In the following four hours we learned a lesson: Never underestimate driving distances. It was not that far from Shasta to Crescent City at the Pacific Coast – as the bird flies. But roads do not follow straight lines in this part of the country and in the Coast Mountains you do not have many choices. So we drove small roads through the endless forests and mountains following the Klamath River, taking a right turn in a small community called “Happy Camp” and reached the coast at 1 AM. When driving into Redwood country on the 199 from Oregon you reach Jedediah Smith Redwoods State Park first. So did we around midnight and all of a sudden, only a few centimeters away from the road, a GIANT tree appeared. It was so massive, so unexpected and so close that my wife jumped on the brake pedal. The circumference of the trunk would have covered our huge RV without a problem. What a heart-pounding way to be introduced to the world’s largest trees. Anyone fancy seeing something he’d never seen before? I certainly did!
The following two and a half days were completely dedicated to the Redwoods. We stayed at Mill Creek Campground in Del Norte Coast Redwoods State Park and explored the northern stretch of the Redwood Coast from this base. First on our agenda was the Damnation Creek Trail, which is said to offer the most striking views of the giant sequoias due to elevation change. There is no denying this! From the Highway 101 which crosscuts the Redwood parks from north to south the trail leads through an impressive old-grown forest of Redwoods and descends for 3.5 kilometers until you reach the ocean. Starting at an elevation of a little over 350 meters you obviously go all the way down to sea level – and all the way up again on your way out.

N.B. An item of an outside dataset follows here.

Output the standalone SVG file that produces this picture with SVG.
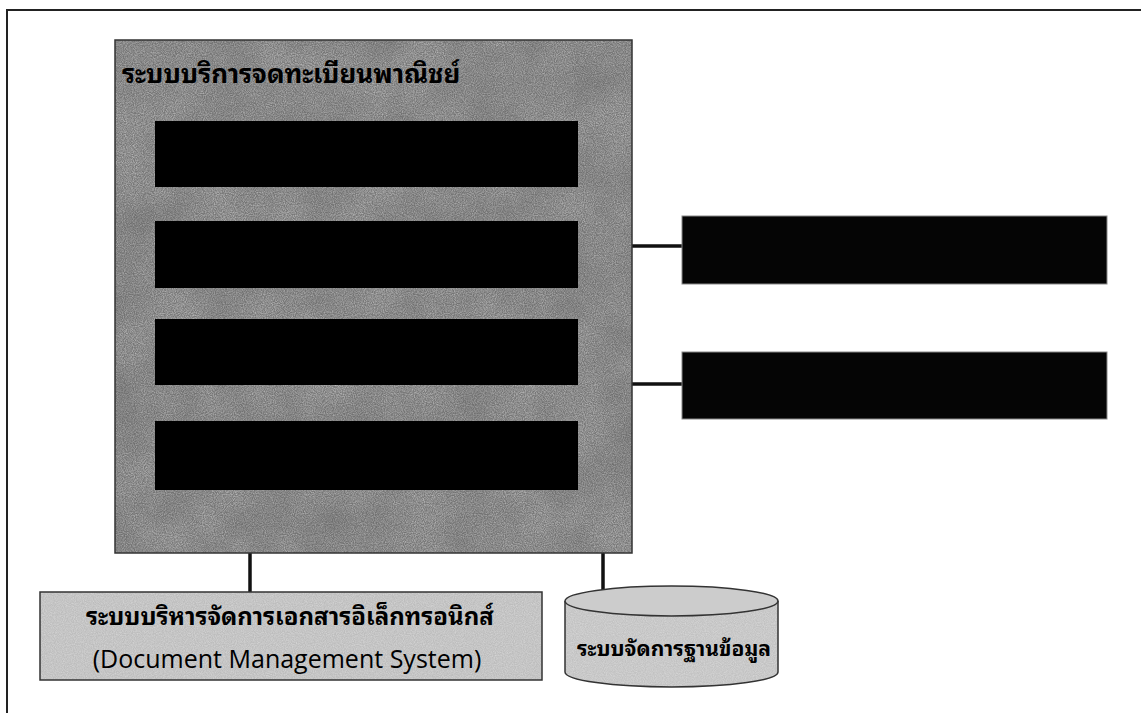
<svg xmlns="http://www.w3.org/2000/svg" width="1141" height="713" viewBox="0 0 1141 713">
<defs>
<style>
.frame{fill:none;stroke:#222;stroke-width:2}
.bar{fill:#000}
.rbox{fill:#050505;stroke:#888;stroke-width:1}
.conn{stroke:#111;stroke-width:3.5;fill:none}
.thai{font-family:"Noto Sans Thai Looped","Tahoma","Loma","Garuda","Noto Sans Thai","Noto Sans",sans-serif;fill:#000}
.lat{font-family:"Open Sans","Noto Sans",sans-serif;fill:#000}
.edge{fill:none;stroke:#333;stroke-width:1.5}
</style>
<filter id="grain" x="0" y="0" width="100%" height="100%">
<feTurbulence type="fractalNoise" baseFrequency="0.9" numOctaves="2" seed="3" result="n"/>
<feColorMatrix in="n" type="matrix" values="0 0 0 0 0  0 0 0 0 0  0 0 0 0 0  0 0 0 -1.4 1.0" result="a"/>
<feComposite in="SourceGraphic" in2="a" operator="in"/>
</filter>
<filter id="mottle" x="0" y="0" width="100%" height="100%">
<feTurbulence type="fractalNoise" baseFrequency="0.02" numOctaves="3" seed="7" result="n"/>
<feColorMatrix in="n" type="matrix" values="0 0 0 0 0  0 0 0 0 0  0 0 0 0 0  0 0 0 -1.2 0.85" result="a"/>
<feComposite in="SourceGraphic" in2="a" operator="in"/>
</filter>
</defs>
<rect x="0" y="0" width="1141" height="713" fill="#fff"/>
<path class="frame" d="M7 713 V10 H1141"/>

<g id="connectors">
<line class="conn" x1="632" y1="246" x2="682" y2="246"/>
<line class="conn" x1="632" y1="384" x2="682" y2="384"/>
<line class="conn" x1="250" y1="553" x2="250" y2="592"/>
<line class="conn" x1="603" y1="553" x2="603" y2="590"/>
</g>

<g id="main-system">
<rect x="115" y="40" width="517" height="513" fill="#787878"/>
<rect x="115" y="40" width="517" height="513" fill="#c4c4c4" filter="url(#grain)"/>
<rect x="115" y="40" width="517" height="513" fill="#555" filter="url(#mottle)" opacity="0.4"/>
<rect class="edge" x="115" y="40" width="517" height="513"/>
<text class="thai" x="122" y="83" font-size="26" font-weight="bold">ระบบบริการจดทะเบียนพาณิชย์</text>
<rect class="bar" x="155" y="121" width="423" height="66"/>
<rect class="bar" x="155" y="221" width="423" height="67"/>
<rect class="bar" x="155" y="319" width="423" height="66"/>
<rect class="bar" x="155" y="421" width="423" height="69"/>
</g>

<g id="right-box-1">
<rect class="rbox" x="682" y="216" width="425" height="68"/>
</g>
<g id="right-box-2">
<rect class="rbox" x="682" y="352" width="425" height="67"/>
</g>

<g id="dms">
<rect x="40" y="592" width="502" height="88" fill="#bdbdbd"/>
<rect x="40" y="592" width="502" height="88" fill="#e3e3e3" filter="url(#grain)" opacity="0.7"/>
<rect class="edge" x="40" y="592" width="502" height="88"/>
<text class="thai" x="290" y="625" font-size="24" font-weight="bold" text-anchor="middle">ระบบบริหารจัดการเอกสารอิเล็กทรอนิกส์</text>
<text class="lat" x="287" y="668" font-size="25" text-anchor="middle">(Document Management System)</text>
</g>

<g id="database">
<path d="M565 601 V672 A106.5 15 0 0 0 778 672 V601" fill="#c2c2c2"/>
<path d="M565 601 V672 A106.5 15 0 0 0 778 672 V601" fill="#e3e3e3" filter="url(#grain)" opacity="0.7"/>
<path class="edge" d="M565 601 V672 A106.5 15 0 0 0 778 672 V601"/>
<ellipse cx="671.5" cy="601" rx="106.5" ry="15" fill="#cccccc" stroke="#333" stroke-width="1.5"/>
<text class="thai" x="674" y="656" font-size="21" font-weight="bold" text-anchor="middle">ระบบจัดการฐานข้อมูล</text>
</g>
</svg>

On the second part of the trail the Redwoods become rare and a mixed conifer forest with specimen that are no less giant and impressive. The slope is said to encourage the formation of mist in the forest which makes this part of the Redwoods the best bet to photograph the trees with the alluring foggy mood. Having said that, I must say that the god of the blue sky was relentless and spoiled almost every attempt to capture more open views of the forest. For practical reasons staying well after sunset was not an option, neither helped the sunny weather, so I learned to enjoy the scenery without the camera and to find smaller scenes that equally attracted my eyes.

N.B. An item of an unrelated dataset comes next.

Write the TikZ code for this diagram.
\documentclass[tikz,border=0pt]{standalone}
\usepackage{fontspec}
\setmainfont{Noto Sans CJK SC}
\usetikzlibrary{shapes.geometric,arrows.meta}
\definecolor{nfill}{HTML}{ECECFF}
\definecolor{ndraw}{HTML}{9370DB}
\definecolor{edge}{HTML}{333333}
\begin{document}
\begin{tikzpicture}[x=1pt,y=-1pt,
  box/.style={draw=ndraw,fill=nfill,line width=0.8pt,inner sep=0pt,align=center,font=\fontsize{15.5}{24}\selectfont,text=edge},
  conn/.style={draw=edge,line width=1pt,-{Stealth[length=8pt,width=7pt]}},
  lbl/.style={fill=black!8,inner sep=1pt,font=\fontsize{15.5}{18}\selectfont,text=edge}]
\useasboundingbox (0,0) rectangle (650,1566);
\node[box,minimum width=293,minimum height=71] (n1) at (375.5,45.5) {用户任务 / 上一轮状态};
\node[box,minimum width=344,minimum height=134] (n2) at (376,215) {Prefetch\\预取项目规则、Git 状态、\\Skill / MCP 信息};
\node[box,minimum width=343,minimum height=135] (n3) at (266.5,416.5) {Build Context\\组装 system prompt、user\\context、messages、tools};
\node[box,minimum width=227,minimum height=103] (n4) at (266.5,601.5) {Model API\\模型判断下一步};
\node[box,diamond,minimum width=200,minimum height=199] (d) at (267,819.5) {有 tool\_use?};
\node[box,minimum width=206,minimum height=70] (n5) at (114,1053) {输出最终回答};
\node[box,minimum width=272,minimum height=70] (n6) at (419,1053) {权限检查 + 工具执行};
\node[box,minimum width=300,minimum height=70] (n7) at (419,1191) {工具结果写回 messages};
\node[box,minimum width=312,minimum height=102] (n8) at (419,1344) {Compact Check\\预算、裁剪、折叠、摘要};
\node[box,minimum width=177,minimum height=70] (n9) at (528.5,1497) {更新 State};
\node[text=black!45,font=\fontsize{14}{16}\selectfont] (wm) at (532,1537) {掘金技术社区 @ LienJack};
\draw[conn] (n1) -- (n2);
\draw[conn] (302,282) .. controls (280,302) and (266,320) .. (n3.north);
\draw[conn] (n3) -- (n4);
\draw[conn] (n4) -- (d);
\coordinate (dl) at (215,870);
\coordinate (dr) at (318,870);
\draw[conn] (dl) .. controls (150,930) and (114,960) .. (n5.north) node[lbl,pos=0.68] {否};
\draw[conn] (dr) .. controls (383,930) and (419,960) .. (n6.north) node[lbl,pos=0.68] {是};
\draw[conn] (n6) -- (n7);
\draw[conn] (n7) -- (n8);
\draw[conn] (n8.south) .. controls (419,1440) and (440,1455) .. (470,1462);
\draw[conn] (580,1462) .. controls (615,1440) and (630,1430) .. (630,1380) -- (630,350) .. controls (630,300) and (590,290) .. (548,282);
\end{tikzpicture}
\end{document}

This is pretty much the story for the entire three days at the Redwood Coast. Experience level high, photography opportunities scarce. Nevertheless this has been another mind-blowing stop on our trip. Just seeing the kids climbing a fallen tree that is 5 times their height in diameter is something that I do not want to trade for anything else. In just a week we did so many things for the first time, experienced adventure and fun, and could not believe our eyes more than once! With great anticipation we crossed the border into Oregon on the eight day of our Journey. Oregon! The name alone evokes more adventures to come!